-- start Supplied records --

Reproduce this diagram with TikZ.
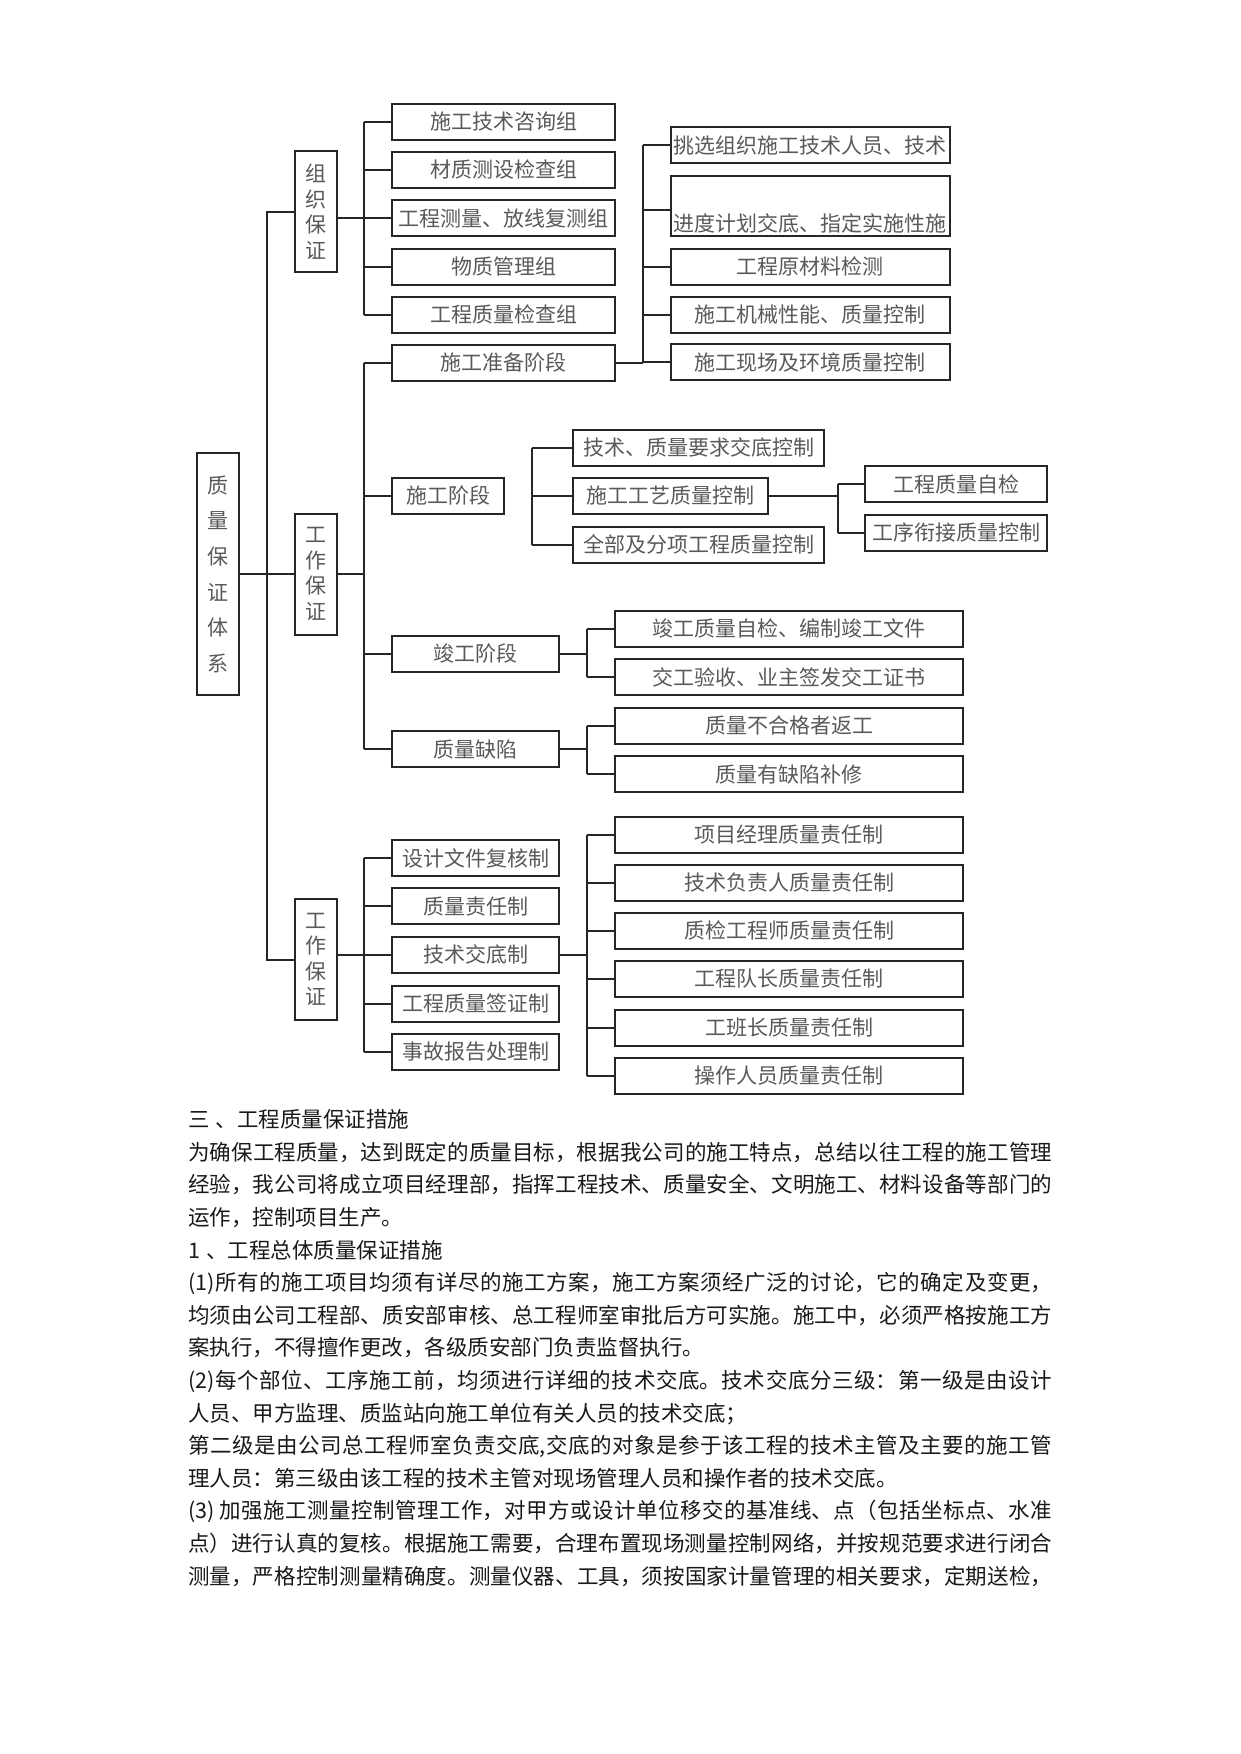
\documentclass[tikz,border=0pt]{standalone}
\usepackage{fontspec}
\newfontfamily\cjk{Noto Sans CJK SC}
\XeTeXlinebreaklocale "zh"
\XeTeXlinebreakskip=0pt plus 3pt
\tikzset{
  ln/.style={draw=black!85, line width=2pt},
  bx/.style={ln, inner sep=0pt, minimum height=36pt, text=black!65, font=\cjk\fontsize{21pt}{21pt}\selectfont},
  vbx/.style={bx, minimum width=41.7pt, minimum height=121pt, align=center, font=\cjk\fontsize{21pt}{25.5pt}\selectfont},
  colA/.style={bx, minimum width=223pt},
  colB/.style={bx, minimum width=279.3pt},
  colC/.style={bx, minimum width=167pt},
  colD/.style={bx, minimum width=251.7pt},
  colE/.style={bx, minimum width=181.5pt},
  colF/.style={bx, minimum width=348.3pt},
  tx/.style={anchor=west, inner sep=0pt, text height=0.85em, text depth=0.12em, text=black!90, font=\cjk\fontsize{21.5pt}{21.5pt}\selectfont}
}
\newcommand{\fl}[1]{\parbox[b]{864pt}{\parfillskip=0pt\relax #1}}
\begin{document}
\begin{tikzpicture}[x=1pt,y=-1pt]
\fill[white] (0,0) rectangle (1241,1754);
\useasboundingbox (0,0) rectangle (1241,1754);

% bus x positions
\coordinate (sp) at (267.3,0);
\coordinate (bA) at (364.3,0);
\coordinate (bB) at (643.3,0);
\coordinate (bD) at (531.5,0);
\coordinate (bE) at (837.5,0);
\coordinate (bF) at (587.2,0);

% root and second level
\node[bx, minimum width=42pt, minimum height=241.7pt, align=center, font=\cjk\fontsize{21pt}{35.7pt}\selectfont] (root) at (218.3,574.2) {质\\量\\保\\证\\体\\系};
\node[vbx] (v1) at (315.9,211.7) {组\\织\\保\\证};
\node[vbx] (v2) at (315.9,574) {工\\作\\保\\证};
\node[vbx] (v3) at (315.9,959.5) {工\\作\\保\\证};

% column A
\node[colA] (a1) at (503.8,122) {施工技术咨询组};
\node[colA] (a2) at (503.8,169.9) {材质测设检查组};
\node[colA] (a3) at (503.8,218.4) {工程测量、放线复测组};
\node[colA] (a4) at (503.8,266.7) {物质管理组};
\node[colA] (a5) at (503.8,314.5) {工程质量检查组};
\node[colA] (a6) at (503.8,362.9) {施工准备阶段};

% column B
\node[colB] (b1) at (810.35,145.3) {挑选组织施工技术人员、技术};
\node[colB, minimum height=60pt, label={[bx, draw=none, anchor=center, yshift=14pt]south:进度计划交底、指定实施性施}] (b2) at (810.35,206) {};
\node[colB] (b3) at (810.35,266.7) {工程原材料检测};
\node[colB] (b4) at (810.35,314.5) {施工机械性能、质量控制};
\node[colB] (b5) at (810.35,362.2) {施工现场及环境质量控制};

% stages
\node[bx, minimum width=111.7pt] (c1) at (448.2,495.9) {施工阶段};
\node[colC] (c2) at (475.8,653.7) {竣工阶段};
\node[colC] (c3) at (475.8,749.2) {质量缺陷};

% construction stage children
\node[colD] (d1) at (698.55,447.9) {技术、质量要求交底控制};
\node[bx, minimum width=195.6pt] (d2) at (670.5,496) {施工工艺质量控制};
\node[colD] (d3) at (698.55,544.7) {全部及分项工程质量控制};
\node[colE] (e1) at (956.15,484.2) {工程质量自检};
\node[colE] (e2) at (956.15,532.9) {工序衔接质量控制};

% completion / defects children
\node[colF] (f1) at (789.15,628.9) {竣工质量自检、编制竣工文件};
\node[colF] (f2) at (789.15,677) {交工验收、业主签发交工证书};
\node[colF] (f3) at (789.15,725.7) {质量不合格者返工};
\node[colF] (f4) at (789.15,774.2) {质量有缺陷补修};

% bottom group
\node[colC] (h1) at (475.8,858.2) {设计文件复核制};
\node[colC] (h2) at (475.8,906.2) {质量责任制};
\node[colC] (h3) at (475.8,954.7) {技术交底制};
\node[colC] (h4) at (475.8,1003.7) {工程质量签证制};
\node[colC] (h5) at (475.8,1051.7) {事故报告处理制};

\node[colF] (g1) at (789.15,834.8) {项目经理质量责任制};
\node[colF] (g2) at (789.15,882.5) {技术负责人质量责任制};
\node[colF] (g3) at (789.15,930.5) {质检工程师质量责任制};
\node[colF] (g4) at (789.15,978.9) {工程队长质量责任制};
\node[colF] (g5) at (789.15,1027.9) {工班长质量责任制};
\node[colF] (g6) at (789.15,1076) {操作人员质量责任制};

% ---- connectors ----
% spine
\draw[ln] (v1.west) -- (v1.west -| sp) -- (v3.west -| sp) -- (v3.west);
\draw[ln] (root.east) -- (root.east -| v2.west);

% group A
\draw[ln] (a1.west -| bA) -- (a5.west -| bA);
\foreach \n in {a1,a2,a3,a4,a5} \draw[ln] (\n.west -| bA) -- (\n.west);
\draw[ln] (v1.east |- a3.west) -- (a3.west);

% stages bus
\draw[ln] (a6.west -| bA) -- (c3.west -| bA);
\foreach \n in {a6,c1,c2,c3} \draw[ln] (\n.west -| bA) -- (\n.west);
\draw[ln] (v2.east) -- (v2.east -| bA);

% preparation stage children
\draw[ln] (a6.east) -- (a6.east -| bB);
\draw[ln] (b1.west -| bB) -- (b5.west -| bB);
\foreach \n in {b1,b3,b4,b5} \draw[ln] (\n.west -| bB) -- (\n.west);
\draw[ln] ([yshift=-4pt]b2.west -| bB) -- ([yshift=-4pt]b2.west);

% construction stage children (bus not joined to the stage box)
\draw[ln] (d1.west -| bD) -- (d3.west -| bD);
\foreach \n in {d1,d2,d3} \draw[ln] (\n.west -| bD) -- (\n.west);
\draw[ln] (d2.east) -- (d2.east -| bE);
\draw[ln] (e1.west -| bE) -- (e2.west -| bE);
\foreach \n in {e1,e2} \draw[ln] (\n.west -| bE) -- (\n.west);

% completion and defects
\draw[ln] (c2.east) -- (c2.east -| bF);
\draw[ln] (f1.west -| bF) -- (f2.west -| bF);
\foreach \n in {f1,f2} \draw[ln] (\n.west -| bF) -- (\n.west);
\draw[ln] (c3.east) -- (c3.east -| bF);
\draw[ln] (f3.west -| bF) -- (f4.west -| bF);
\foreach \n in {f3,f4} \draw[ln] (\n.west -| bF) -- (\n.west);

% bottom group
\draw[ln] (h1.west -| bA) -- (h5.west -| bA);
\foreach \n in {h1,h2,h3,h4,h5} \draw[ln] (\n.west -| bA) -- (\n.west);
\draw[ln] (v3.east |- h3.west) -- (h3.west);
\draw[ln] (h3.east) -- (h3.east -| bF);
\draw[ln] (g1.west -| bF) -- (g6.west -| bF);
\foreach \n in {g1,g2,g3,g4,g5,g6} \draw[ln] (\n.west -| bF) -- (\n.west);

% ---- body text ----
\node[tx] (t0) at (188,1124) {三\hspace{6pt}、工程质量保证措施};
\node[tx] (t1) at (188,1156.6) {\fl{为确保工程质量，达到既定的质量目标，根据我公司的施工特点，总结以往工程的施工管理}};
\node[tx] (t2) at (188,1189.2) {\fl{经验，我公司将成立项目经理部，指挥工程技术、质量安全、文明施工、材料设备等部门的}};
\node[tx] (t3) at (188,1221.8) {运作，控制项目生产。};
\node[tx] (t4) at (188,1254.4) {1\hspace{6pt}、工程总体质量保证措施};
\node[tx] (t5) at (188,1287) {\fl{(1)所有的施工项目均须有详尽的施工方案，施工方案须经广泛的讨论，它的确定及变更，}};
\node[tx] (t6) at (188,1319.6) {\fl{均须由公司工程部、质安部审核、总工程师室审批后方可实施。施工中，必须严格按施工方}};
\node[tx] (t7) at (188,1352.2) {案执行，不得擅作更改，各级质安部门负责监督执行。};
\node[tx] (t8) at (188,1384.8) {\fl{(2)每个部位、工序施工前，均须进行详细的技术交底。技术交底分三级：第一级是由设计}};
\node[tx] (t9) at (188,1417.4) {人员、甲方监理、质监站向施工单位有关人员的技术交底；};
\node[tx] (t10) at (188,1450) {\fl{第二级是由公司总工程师室负责交底,交底的对象是参于该工程的技术主管及主要的施工管}};
\node[tx] (t11) at (188,1482.6) {理人员：第三级由该工程的技术主管对现场管理人员和操作者的技术交底。};
\node[tx] (t12) at (188,1515.2) {\fl{(3)\hspace{5pt}加强施工测量控制管理工作，对甲方或设计单位移交的基准线、点（包括坐标点、水准}};
\node[tx] (t13) at (188,1547.8) {\fl{点）进行认真的复核。根据施工需要，合理布置现场测量控制网络，并按规范要求进行闭合}};
\node[tx] (t14) at (188,1580.4) {\fl{测量，严格控制测量精确度。测量仪器、工具，须按国家计量管理的相关要求，定期送检，}};
\end{tikzpicture}
\end{document}
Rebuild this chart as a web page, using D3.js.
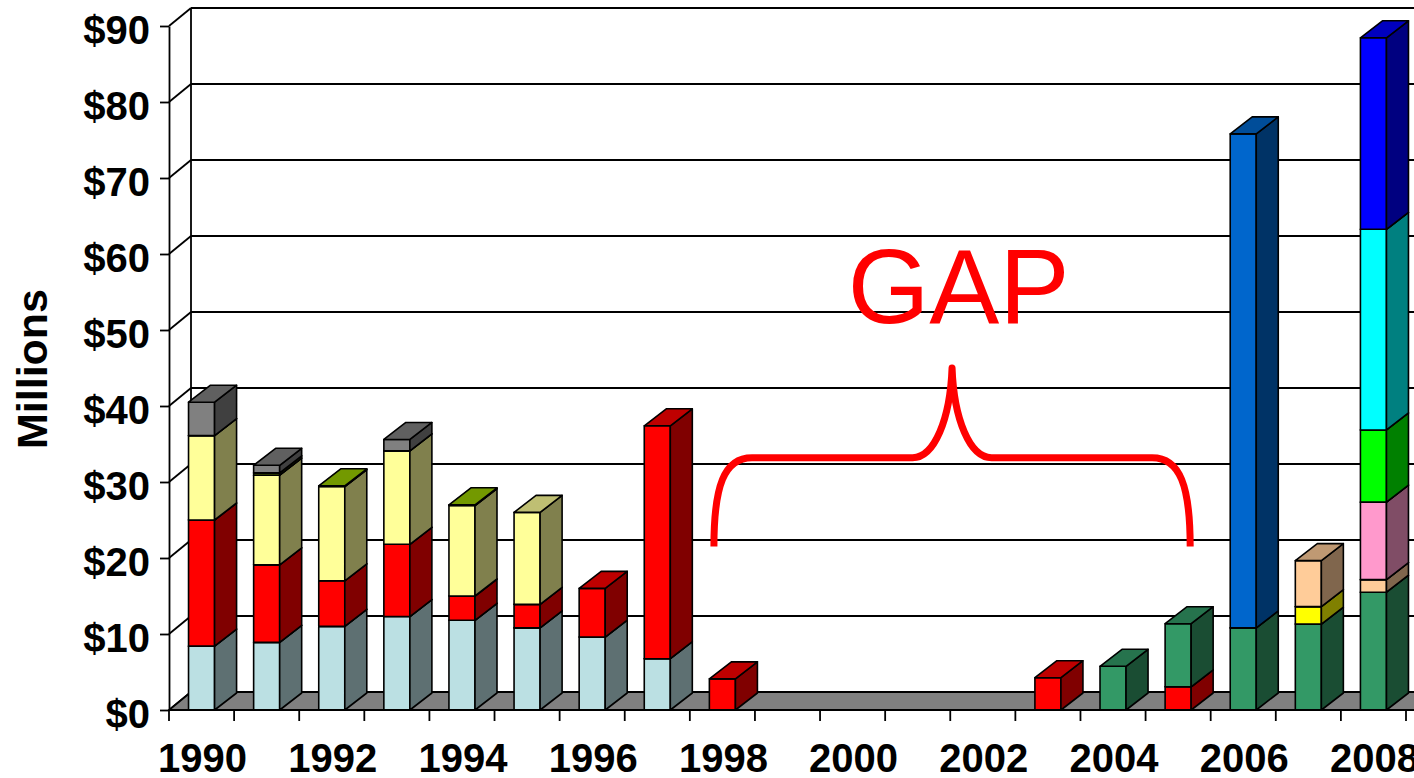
<!DOCTYPE html>
<html>
<head>
<meta charset="utf-8">
<script src="https://cdn.jsdelivr.net/npm/d3@7"></script>
<style>
  html, body { margin: 0; padding: 0; background: #fff; }
  svg { display: block; }
</style>
</head>
<body>
<svg id="chart" width="1414" height="778"></svg>
<script>
// ---- data (US$ millions per year, stacked by funding source) ----
const years = ["1990","1991","1992","1993","1994","1995","1996","1997","1998","1999",
               "2000","2001","2002","2003","2004","2005","2006","2007","2008"];
const yearLabels = ["1990","1992","1994","1996","1998","2000","2002","2004","2006","2008"];
const yTicks = [0,10,20,30,40,50,60,70,80,90];

const lightBlue  = [8.4, 8.9, 11.0, 12.3, 11.8, 10.8, 9.6, 6.75, 0, 0, 0, 0, 0, 0, 0, 0, 0, 0, 0];
const red        = [16.6, 10.2, 6.0, 9.5, 3.2, 3.1, 6.4, 30.65, 4.1, 0, 0, 0, 0, 4.25, 0, 3.05, 0, 0, 0];
const seaGreen   = [0, 0, 0, 0, 0, 0, 0, 0, 0, 0, 0, 0, 0, 0, 5.75, 8.3, 10.8, 11.3, 15.5];
const paleYellow = [11.1, 11.8, 12.4, 12.3, 11.9, 12.1, 0, 0, 0, 0, 0, 0, 0, 0, 0, 0, 0, 0, 0];
const olive      = [0, 0.3, 0.1, 0, 0.1, 0, 0, 0, 0, 0, 0, 0, 0, 0, 0, 0, 0, 0, 0];
const gray       = [4.4, 1.0, 0, 1.5, 0, 0, 0, 0, 0, 0, 0, 0, 0, 0, 0, 0, 0, 0, 0];
const steelBlue  = [0, 0, 0, 0, 0, 0, 0, 0, 0, 0, 0, 0, 0, 0, 0, 0, 65.0, 0, 0];
const yellow     = [0, 0, 0, 0, 0, 0, 0, 0, 0, 0, 0, 0, 0, 0, 0, 0, 0, 2.3, 0];
const peach      = [0, 0, 0, 0, 0, 0, 0, 0, 0, 0, 0, 0, 0, 0, 0, 0, 0, 6.05, 1.65];
const pink       = [0, 0, 0, 0, 0, 0, 0, 0, 0, 0, 0, 0, 0, 0, 0, 0, 0, 0, 10.2];
const lime       = [0, 0, 0, 0, 0, 0, 0, 0, 0, 0, 0, 0, 0, 0, 0, 0, 0, 0, 9.5];
const cyan       = [0, 0, 0, 0, 0, 0, 0, 0, 0, 0, 0, 0, 0, 0, 0, 0, 0, 0, 26.4];
const blue       = [0, 0, 0, 0, 0, 0, 0, 0, 0, 0, 0, 0, 0, 0, 0, 0, 0, 0, 25.2];

// stacking order, bottom to top, with front-face colours
const seriesKeys   = ["lightBlue","red","seaGreen","paleYellow","olive","gray",
                      "steelBlue","yellow","peach","pink","lime","cyan","blue"];
const seriesValues = [lightBlue, red, seaGreen, paleYellow, olive, gray,
                      steelBlue, yellow, peach, pink, lime, cyan, blue];
const seriesColors = ["#BBE0E3","#FF0000","#339966","#FFFF99","#99CC00","#808080",
                      "#0066CC","#FFFF00","#FFCC99","#FF99CC","#00FF00","#00FFFF","#0000FF"];

// annotation: brace over the missing years
const gapLabel = "GAP";
const braceSpan = ["1998", "2005"];
const braceLevels = { foot: 21.5, arm: 33.2, tip: 45 };

// ---- layout ----
const svg = d3.select("#chart");
const W = 1414, H = 778;
const FONT = "'Liberation Sans', Arial, Helvetica, sans-serif";
const wallDx = 22, wallDy = 18;   // depth of back wall
const barDx = 22, barDy = 17;     // depth of each column

const y = d3.scaleLinear().domain([0, 90]).range([710, 26]);
const x = d3.scaleBand().domain(years).range([169, 1406]).padding(0);
const bw = x.bandwidth();
const barW = bw * 0.4;

const color = d3.scaleOrdinal().domain(seriesKeys).range(seriesColors);
const shade = (c, k) => { const r = d3.rgb(c); return d3.rgb(r.r * k, r.g * k, r.b * k).formatHex(); };

const rows = years.map((yr, i) => {
  const r = { year: yr };
  seriesKeys.forEach((k, j) => r[k] = seriesValues[j][i]);
  return r;
});
const stacked = d3.stack().keys(seriesKeys)(rows);

// ---- walls and gridlines ----
const grid = svg.append("g");
// back-wall gridlines
grid.selectAll("line.back").data(yTicks).join("line")
  .attr("x1", 169 + wallDx).attr("x2", W + 40)
  .attr("y1", d => y(d) - wallDy).attr("y2", d => y(d) - wallDy)
  .attr("stroke", "#000").attr("stroke-width", 1.8);
// side-wall diagonals
grid.selectAll("line.side").data(yTicks).join("line")
  .attr("x1", 169).attr("x2", 169 + wallDx)
  .attr("y1", d => y(d)).attr("y2", d => y(d) - wallDy)
  .attr("stroke", "#000").attr("stroke-width", 1.8);
// back-wall left edge
grid.append("line")
  .attr("x1", 169 + wallDx).attr("x2", 169 + wallDx)
  .attr("y1", y(90) - wallDy).attr("y2", y(0) - wallDy)
  .attr("stroke", "#000").attr("stroke-width", 1.8);

// floor
const floorPath = d3.path();
floorPath.moveTo(169, y(0));
floorPath.lineTo(W + 40, y(0));
floorPath.lineTo(W + 40 + wallDx, y(0) - wallDy);
floorPath.lineTo(169 + wallDx, y(0) - wallDy);
floorPath.closePath();
svg.append("path").attr("d", floorPath.toString())
  .attr("fill", "#808080").attr("stroke", "#000").attr("stroke-width", 1.8);

// ---- columns ----
const bars = svg.append("g").attr("stroke", "#000").attr("stroke-width", 1.6)
  .attr("stroke-linejoin", "round");
years.forEach((yr, i) => {
  const bx = x(yr) + (bw - barW) / 2;
  stacked.forEach(layer => {
    const [v0, v1] = layer[i];
    if (v1 - v0 <= 0) return;
    const c = color(layer.key);
    const yb = y(v0), yt = y(v1);
    const g = bars.append("g");
    g.append("path")
      .attr("d", `M${bx},${yt}H${bx + barW}V${yb}H${bx}Z`)
      .attr("fill", c);
    g.append("path")
      .attr("d", `M${bx + barW},${yb}L${bx + barW + barDx},${yb - barDy}L${bx + barW + barDx},${yt - barDy}L${bx + barW},${yt}Z`)
      .attr("fill", shade(c, 0.5));
    g.append("path")
      .attr("d", `M${bx},${yt}L${bx + barDx},${yt - barDy}L${bx + barW + barDx},${yt - barDy}L${bx + barW},${yt}Z`)
      .attr("fill", shade(c, 0.75));
  });
});

// ---- axes ----
const yAxis = svg.append("g").attr("transform", "translate(169,0)")
  .call(d3.axisLeft(y).tickValues(yTicks).tickFormat(d => "$" + d)
        .tickSize(9).tickSizeOuter(0).tickPadding(10));
yAxis.select(".domain").attr("stroke", "#000").attr("stroke-width", 1.8);
yAxis.selectAll(".tick line").attr("stroke", "#000").attr("stroke-width", 1.8);
yAxis.selectAll(".tick text")
  .attr("dy", "0.43em")
  .attr("fill", "#000")
  .style("font-family", FONT).style("font-size", "40px").style("font-weight", "bold");

// category axis: line, boundary ticks, labels every other year
const xa = svg.append("g");
xa.append("line").attr("x1", 169).attr("x2", W + 40)
  .attr("y1", y(0)).attr("y2", y(0)).attr("stroke", "#000").attr("stroke-width", 1.8);
xa.selectAll("line.tick").data(years.concat(["end"])).join("line")
  .attr("x1", d => d === "end" ? x.range()[1] : x(d))
  .attr("x2", d => d === "end" ? x.range()[1] : x(d))
  .attr("y1", y(0)).attr("y2", y(0) + 11)
  .attr("stroke", "#000").attr("stroke-width", 1.8);
xa.selectAll("text").data(yearLabels).join("text")
  .attr("x", d => x(d) + bw / 2 + 1)
  .attr("y", 772)
  .attr("text-anchor", "middle")
  .style("font-family", FONT).style("font-size", "40px").style("font-weight", "bold")
  .text(d => d);

// axis title
svg.append("text")
  .attr("transform", `translate(47,${(y(90) + y(0)) / 2 + 1}) rotate(-90)`)
  .attr("text-anchor", "middle")
  .style("font-family", FONT).style("font-size", "43px").style("font-weight", "bold")
  .text("Millions");

// ---- GAP annotation ----
const bL = x(braceSpan[0]) + bw * 0.37;
const bR = x(braceSpan[1]) + bw * 0.685;
const bC = (bL + bR) / 2;
const yF = y(braceLevels.foot), yA = y(braceLevels.arm), yT = y(braceLevels.tip);
const half = bR - bC;
const br = d3.path();
br.moveTo(bL, yF);
br.bezierCurveTo(bL, yF - (yF - yA) * 0.68, bL + half * 0.042, yA, bL + half * 0.16, yA);
br.lineTo(bC - half * 0.166, yA);
br.bezierCurveTo(bC - half * 0.074, yA, bC - half * 0.008, yA - (yA - yT) * 0.43, bC, yT);
br.bezierCurveTo(bC + half * 0.008, yA - (yA - yT) * 0.43, bC + half * 0.074, yA, bC + half * 0.166, yA);
br.lineTo(bR - half * 0.16, yA);
br.bezierCurveTo(bR - half * 0.042, yA, bR, yF - (yF - yA) * 0.68, bR, yF);
svg.append("path").attr("d", br.toString())
  .attr("fill", "none").attr("stroke", "#FF0000").attr("stroke-width", 7)
  .attr("stroke-linejoin", "round").attr("stroke-linecap", "butt");

svg.append("text")
  .attr("x", bC + 6.5).attr("y", 322.5)
  .attr("text-anchor", "middle")
  .attr("fill", "#FF0000")
  .style("font-family", FONT).style("font-size", "105px")
  .text(gapLabel);
</script>
</body>
</html>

-- end Supplied records --

**What you are asked to do**
Only the lines from the top of the data through the line with "(a6) at (503.8,362.9)" should be quoted, exactly and with both ends kept; skip the pictures.

**Response to this exercise**
Reproduce this diagram with TikZ.
\documentclass[tikz,border=0pt]{standalone}
\usepackage{fontspec}
\newfontfamily\cjk{Noto Sans CJK SC}
\XeTeXlinebreaklocale "zh"
\XeTeXlinebreakskip=0pt plus 3pt
\tikzset{
  ln/.style={draw=black!85, line width=2pt},
  bx/.style={ln, inner sep=0pt, minimum height=36pt, text=black!65, font=\cjk\fontsize{21pt}{21pt}\selectfont},
  vbx/.style={bx, minimum width=41.7pt, minimum height=121pt, align=center, font=\cjk\fontsize{21pt}{25.5pt}\selectfont},
  colA/.style={bx, minimum width=223pt},
  colB/.style={bx, minimum width=279.3pt},
  colC/.style={bx, minimum width=167pt},
  colD/.style={bx, minimum width=251.7pt},
  colE/.style={bx, minimum width=181.5pt},
  colF/.style={bx, minimum width=348.3pt},
  tx/.style={anchor=west, inner sep=0pt, text height=0.85em, text depth=0.12em, text=black!90, font=\cjk\fontsize{21.5pt}{21.5pt}\selectfont}
}
\newcommand{\fl}[1]{\parbox[b]{864pt}{\parfillskip=0pt\relax #1}}
\begin{document}
\begin{tikzpicture}[x=1pt,y=-1pt]
\fill[white] (0,0) rectangle (1241,1754);
\useasboundingbox (0,0) rectangle (1241,1754);

% bus x positions
\coordinate (sp) at (267.3,0);
\coordinate (bA) at (364.3,0);
\coordinate (bB) at (643.3,0);
\coordinate (bD) at (531.5,0);
\coordinate (bE) at (837.5,0);
\coordinate (bF) at (587.2,0);

% root and second level
\node[bx, minimum width=42pt, minimum height=241.7pt, align=center, font=\cjk\fontsize{21pt}{35.7pt}\selectfont] (root) at (218.3,574.2) {质\\量\\保\\证\\体\\系};
\node[vbx] (v1) at (315.9,211.7) {组\\织\\保\\证};
\node[vbx] (v2) at (315.9,574) {工\\作\\保\\证};
\node[vbx] (v3) at (315.9,959.5) {工\\作\\保\\证};

% column A
\node[colA] (a1) at (503.8,122) {施工技术咨询组};
\node[colA] (a2) at (503.8,169.9) {材质测设检查组};
\node[colA] (a3) at (503.8,218.4) {工程测量、放线复测组};
\node[colA] (a4) at (503.8,266.7) {物质管理组};
\node[colA] (a5) at (503.8,314.5) {工程质量检查组};
\node[colA] (a6) at (503.8,362.9) {施工准备阶段};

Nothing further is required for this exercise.